The $430 billion Inflation Reduction Act imposes a 1% tax on buybacks and a minimum 15% tax on corporations from next year.
Comcast doubled its share buyback authorization to a record $20 billion after increasing it to $10 billion in January, while J&J announced a repurchase program of up to $5 billion.
While the new tax will encourage companies to pull forward buybacks and increase repurchases in the near term, the weakness in equities markets is also a major reason, said Art Hogan, chief market strategist at B. Riley.
"When valuations are low and markets are down, companies tend to buy back their shares. So it's a reflection of where markets are," Hogan said.

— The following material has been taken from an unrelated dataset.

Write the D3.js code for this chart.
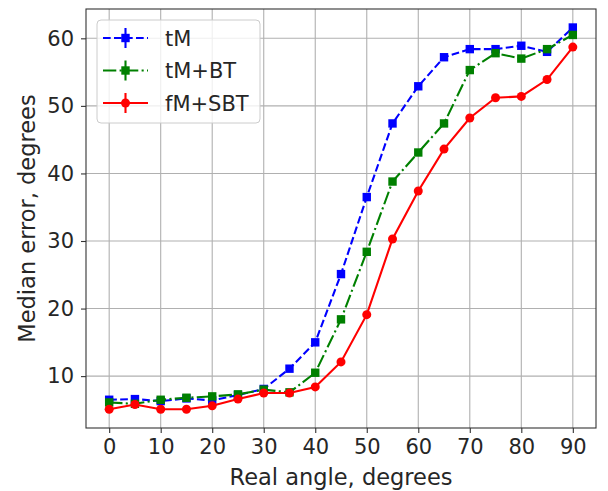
<html>
<head>
<meta charset="UTF-8">
<title>Median error vs real angle</title>
<script src="https://d3js.org/d3.v7.min.js"></script>
<style>
  body { margin: 0; background: #fff; }
  text { font-family: "DejaVu Sans", sans-serif; fill: #262626; }
</style>
</head>
<body>
<svg width="608" height="491"></svg>
<script>
// values
var angles = [0, 5, 10, 15, 20, 25, 30, 35, 40, 45, 50, 55, 60, 65, 70, 75, 80, 85, 90];
var tM     = [6.5, 6.6, 6.3, 6.7, 6.4, 7.2, 8.1, 11.1, 15.0, 25.1, 36.5, 47.4, 52.9, 57.2, 58.4, 58.4, 58.9, 58.0, 61.6];
var tMBT   = [6.1, 5.9, 6.5, 6.8, 7.0, 7.3, 8.0, 7.6, 10.5, 18.4, 28.4, 38.8, 43.1, 47.4, 55.3, 57.8, 57.0, 58.4, 60.5];
var fMSBT  = [5.1, 5.8, 5.1, 5.1, 5.6, 6.6, 7.5, 7.5, 8.4, 12.1, 19.1, 30.3, 37.4, 43.6, 48.2, 51.2, 51.4, 53.9, 58.7];
var xTicks = [0, 10, 20, 30, 40, 50, 60, 70, 80, 90];
var yTicks = [10, 20, 30, 40, 50, 60];

var series = [
  {name: "tM", values: tM, color: "#0000ff", dash: "7.7,3.3", marker: "square"},
  {name: "tM+BT", values: tMBT, color: "#008000", dash: "13.3,3.3,2.1,3.3", marker: "square"},
  {name: "fM+SBT", values: fMSBT, color: "#ff0000", dash: null, marker: "circle"}
];

var svg = d3.select("svg");
var plotL = 86, plotR = 596, plotT = 9, plotB = 428;

var x = d3.scaleLinear().domain([-4.5, 94.5]).range([plotL, plotR]);
var y = d3.scaleLinear().domain([2.32, 64.34]).range([plotB, plotT]);

// grid
var grid = svg.append("g");
grid.selectAll(".gx").data(xTicks).enter().append("line")
    .attr("x1", function(d) { return x(d); }).attr("x2", function(d) { return x(d); })
    .attr("y1", plotT).attr("y2", plotB)
    .attr("stroke", "#b0b0b0").attr("stroke-width", 1.1);
grid.selectAll(".gy").data(yTicks).enter().append("line")
    .attr("y1", function(d) { return y(d); }).attr("y2", function(d) { return y(d); })
    .attr("x1", plotL).attr("x2", plotR)
    .attr("stroke", "#b0b0b0").attr("stroke-width", 1.1);

function styleAxis(g) {
  g.select(".domain").remove();
  g.selectAll("line").attr("stroke", "#333").attr("stroke-width", 1.1);
  g.selectAll("text").attr("font-size", "21px").attr("fill", "#262626")
    .style("font-family", "DejaVu Sans");
}

// axes
svg.append("g")
    .attr("transform", "translate(0," + plotB + ")")
    .call(d3.axisBottom(x).tickValues(xTicks).tickSize(5).tickPadding(6))
    .call(styleAxis);

svg.append("g")
    .attr("transform", "translate(" + plotL + ",0)")
    .call(d3.axisLeft(y).tickValues(yTicks).tickSize(5).tickPadding(7))
    .call(styleAxis);

// series
var line = d3.line()
    .x(function(d, i) { return x(angles[i]); })
    .y(function(d) { return y(d); });

function drawMarker(g, type, cx, cy, color) {
  if (type === "square") {
    g.append("rect").attr("x", cx - 4.2).attr("y", cy - 4.2).attr("width", 8.4).attr("height", 8.4)
      .attr("fill", color);
  } else {
    g.append("circle").attr("cx", cx).attr("cy", cy).attr("r", 4.5).attr("fill", color);
  }
}

series.forEach(function(s) {
  var g = svg.append("g");
  g.append("path")
      .datum(s.values)
      .attr("d", line)
      .attr("fill", "none")
      .attr("stroke", s.color)
      .attr("stroke-width", 2.1)
      .attr("stroke-dasharray", s.dash);
  s.values.forEach(function(v, i) {
    drawMarker(g, s.marker, x(angles[i]), y(v), s.color);
  });
});

// frame
svg.append("rect")
    .attr("x", plotL).attr("y", plotT)
    .attr("width", plotR - plotL).attr("height", plotB - plotT)
    .attr("fill", "none").attr("stroke", "#333").attr("stroke-width", 1.1);

// axis labels
svg.append("text")
    .attr("x", (plotL + plotR) / 2).attr("y", 485)
    .attr("text-anchor", "middle").attr("font-size", "22.5px")
    .text("Real angle, degrees");

svg.append("text")
    .attr("transform", "translate(35," + ((plotT + plotB) / 2) + ") rotate(-90)")
    .attr("text-anchor", "middle").attr("font-size", "22.5px")
    .text("Median error, degrees");

// legend
var legend = svg.append("g");
legend.append("rect")
    .attr("x", 97).attr("y", 20).attr("width", 163).attr("height", 103).attr("rx", 4)
    .attr("fill", "#fff").attr("fill-opacity", 0.8)
    .attr("stroke", "#cccccc").attr("stroke-width", 1);

series.forEach(function(s, i) {
  var ly = 38 + i * 32.5;
  var lg = legend.append("g");
  lg.append("line")
      .attr("x1", 103).attr("x2", 148).attr("y1", ly).attr("y2", ly)
      .attr("stroke", s.color).attr("stroke-width", 2.1)
      .attr("stroke-dasharray", s.dash);
  lg.append("line")
      .attr("x1", 125.5).attr("x2", 125.5).attr("y1", ly - 10).attr("y2", ly + 10)
      .attr("stroke", s.color).attr("stroke-width", 2.1);
  drawMarker(lg, s.marker, 125.5, ly, s.color);
  lg.append("text")
      .attr("x", 165).attr("y", ly + 7.5)
      .attr("font-size", "21px")
      .text(s.name);
});
</script>
</body>
</html>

The benchmark S&P 500 index (.SPX) has declined nearly 18% this year as runaway inflation spurs super-sized rate hikes from the Federal Reserve.
When the S&P 500 posted its biggest quarterly loss in two years in the first three months of 2022, buybacks hit a record $281 billion, according to S&P analyst Howard Silverblatt.
Silverblatt estimates buybacks in the second quarter to be around $220 billion, breaching the $1 trillion mark on a 12-month basis.
The fourth quarter would see a significant uptick, as companies planning for 2023 repurchases would prepone their plans due to the new tax, he said.
Shares in Comcast and Johnson & Johnson rose 1.7% and 2%, respectively.